Limit Strain Characterization in an Aluminum Die-Quenching Process

Abstract

This work examines the nature of the strain distributions and limit stains during die quenching of a 7000-series aluminum alloy sheet. Forming limit experiments using limiting dome height (LDH) specimens were performed under plane-strain loading conditions using a 100 mm hemispherical Nakazima punch. Strains were measured using in situ stereoscopic digital image correlation (DIC). Two forming processing routes were examined: (i) an intermediate quench and form (IQF) processing route in which the LDH coupons were solutionized, quenched to a preset temperature, and isothermally formed and (ii) a die-quench (DQ) process where the LDH coupons were solutionized, and quenched and formed simultaneously with room temperature (RT) tooling under non-isothermal conditions. The DQ processing route was devised to understand the formability of the alloy under practical die-quenching conditions, while the IQF route was meant to understand the influence of temperature on the formability of the material.
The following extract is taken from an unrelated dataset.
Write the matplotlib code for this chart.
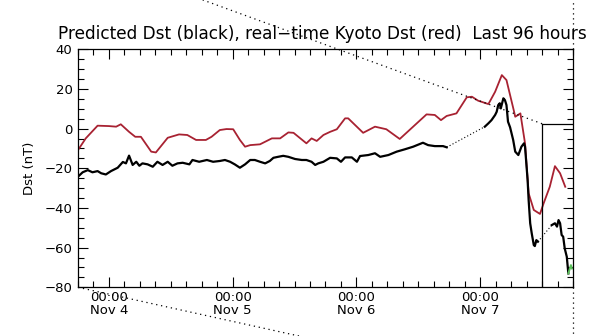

The DQ processing route exhibited the best formability from a localization standpoint; however, it was found that at deformations in excess of 0.5 major true strain, an orange-peel defect was present. The IQF process with room temperature tooling may be comparable to a W-temper forming operation. For these conditions, significant Portevin-Le-Chatelier (PLC) bands were present and the formability was approximately 75% less than for the DQ process. All formability results are summarized and a discussion of the interpretation of forming limits under the diffuse necking conditions associated with elevated temperature forming is presented.